Commemorations of the tsar's tragic death are held in Yekaterinburg
every year. They are known as "Tsarist Days." All the Orthodox churches in
Russia will hold memorial services for Nicholas II and his martyr family
on Thursday. The 11th "Romanov recitals" conference will open in
Yekaterinburg as part of Tsarist Days.

The participants in the conference will include scholars from
Yekaterinburg, Moscow, Nizhnevartovsk, Saratov, Tver, Chelyabinsk and
Yaroslavl.

"The conversation will dwell on the extermination of the Romanov
Imperial House during the Civil War, the exhumation and reburial of the
remains of the Tsarist family, the Romanovs' role in the development of
Russian statehood in the 18th- early 20th centuries. The participants will
also discuss how to eternalise the Romanovs' name," the forum's organizing
committee explained.

An exhibition titled "A House of Special Purpose" will feature
original materials from the state archives of the Sverdlovsk region linked
to the stay in Yekaterinburg of Nicholas the Second and his family, the
stay of grand princes in Alapayevsk as well as investigation into the
tsarist family's death.
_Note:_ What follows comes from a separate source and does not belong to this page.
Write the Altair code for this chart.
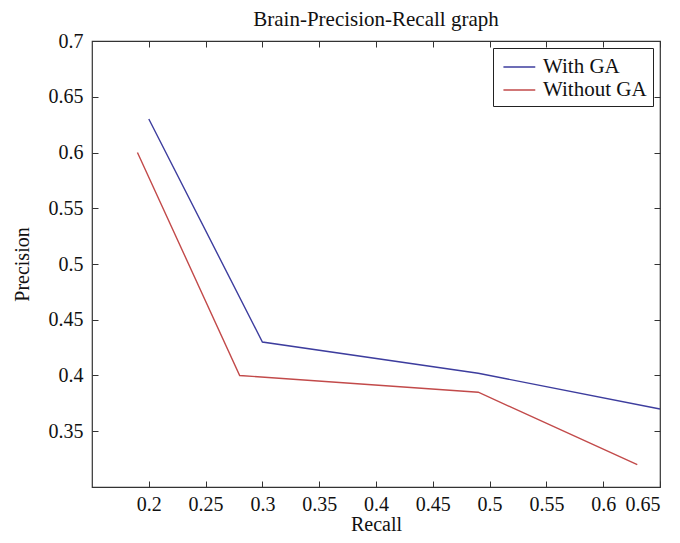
import altair as alt
import pandas as pd

series_names = ["With GA", "Without GA"]
with_ga_recall = [0.20, 0.30, 0.49, 0.65]
with_ga_precision = [0.63, 0.43, 0.402, 0.37]
without_ga_recall = [0.19, 0.28, 0.49, 0.63]
without_ga_precision = [0.60, 0.40, 0.385, 0.32]
x_ticks = [0.2, 0.25, 0.3, 0.35, 0.4, 0.45, 0.5, 0.55, 0.6, 0.65]
y_ticks = [0.35, 0.4, 0.45, 0.5, 0.55, 0.6, 0.65, 0.7]
colors = ["#3d3d9e", "#c24a4a"]

rows = []
for i, (r, p) in enumerate(zip(with_ga_recall, with_ga_precision)):
    rows.append({"series": series_names[0], "Recall": r, "Precision": p, "order": i})
for i, (r, p) in enumerate(zip(without_ga_recall, without_ga_precision)):
    rows.append({"series": series_names[1], "Recall": r, "Precision": p, "order": i})
df = pd.DataFrame(rows)

FONT = "Liberation Serif"
W, H = 568, 446
xs = alt.Scale(domain=[0.15, 0.65], nice=False, zero=False)
ys = alt.Scale(domain=[0.3, 0.7], nice=False, zero=False)

main = alt.Chart(df).mark_line(strokeWidth=1.4).encode(
    x=alt.X("Recall:Q", scale=xs, title="Recall",
            axis=alt.Axis(values=x_ticks, format=".2~f", tickSize=0, domain=False, grid=False,
                          labelPadding=7, titlePadding=0)),
    y=alt.Y("Precision:Q", scale=ys, title="Precision",
            axis=alt.Axis(values=y_ticks, format=".2~f", tickSize=0, domain=False, grid=False,
                          labelPadding=9, titlePadding=16)),
    color=alt.Color("series:N", scale=alt.Scale(domain=series_names, range=colors),
                    legend=alt.Legend(title=None, orient="top-right", offset=7,
                                      symbolType="M-0.7,0H1.9", symbolSize=600, symbolStrokeWidth=1.4,
                                      labelFont=FONT, labelFontSize=21, labelColor="#111",
                                      strokeColor="#222", fillColor="white", padding=6,
                                      rowPadding=0, labelOffset=18, cornerRadius=0)),
    order="order:Q",
)

ticks_a = alt.Chart(df).mark_line(opacity=0).encode(
    x=alt.X("Recall:Q", scale=xs,
            axis=alt.Axis(orient="top", offset=-H, values=x_ticks, labels=False, title=None,
                          tickSize=6, tickColor="#333", domain=False, grid=False)),
    y=alt.Y("Precision:Q", scale=ys,
            axis=alt.Axis(orient="right", offset=-W, values=y_ticks, labels=False, title=None,
                          tickSize=6, tickColor="#333", domain=False, grid=False)),
    detail="series:N",
)

ticks_b = alt.Chart(df).mark_line(opacity=0).encode(
    x=alt.X("Recall:Q", scale=xs,
            axis=alt.Axis(orient="bottom", offset=-H, values=x_ticks, labels=False, title=None,
                          tickSize=6, tickColor="#333", domain=False, grid=False)),
    y=alt.Y("Precision:Q", scale=ys,
            axis=alt.Axis(orient="left", offset=-W, values=y_ticks, labels=False, title=None,
                          tickSize=6, tickColor="#333", domain=False, grid=False)),
    detail="series:N",
)

chart = alt.layer(main, ticks_a, ticks_b).resolve_axis(x="independent", y="independent").properties(
    width=W, height=H,
    title=alt.Title("Brain-Precision-Recall graph", font=FONT, fontSize=21, fontWeight="normal",
                    color="#111", offset=1),
    autosize=alt.AutoSizeParams(type="none"),
    padding={"left": 84, "top": 33, "right": 12, "bottom": 48},
    background="white",
).configure_view(stroke="#333", strokeWidth=1.2).configure_axis(
    labelFont=FONT, labelFontSize=20, labelColor="#111", titleFont=FONT, titleFontSize=20,
    titleFontWeight="normal", titleColor="#111",
)

chart.save("out.html", embed_options={"renderer": "svg", "actions": False})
The documents are dated 1918-1934.
The conference will continue in Alapayevsk on July 18. The
participants will visit a place of murder of Grand Princess Yelizaveta
Fyodorovna and princes from the Romanovs' Imperial House.
In addition to that, the third international festival of documentary
films "The Swallows of Russia" is being held in Yekaterinburg to
commemorate the 90th anniversary of the tsar's death.
Eight films are running in the main competition but five haven't been
included in the competition program, officials at the festival's
organizing committee said.
Directors from the Altai territory, Moscow, Samara, Tobolsk as
well as from Ukraine and Belarus have brought their documentaries to
Yekaterinburg where the last Russian Emperor Nicholas II and his family
were shot dead by the Bolsheviks on July 18, 1918. All the documentaries
are devoted to the tragic death of the tsarist family. But there is one
that particularly sticks to memory.
"The Route to the Golgotha" by directors Anatoly Golovkov and Viktor
Golovkov (Tobolsk) was created with the blessing of Archbishop Dimitriy of
Tobolsk and Tyumen and Archbishop Vikentiy of Yekaterinburg. The
documentary tells about the tsarist family's exile in Tobolsk and
Yekaterinbrug of which Nicholas II wrote in his diaries. The authors
wanted to show Nicolas as an ordinary person.
Most of these documentaries have already won prestigious awards.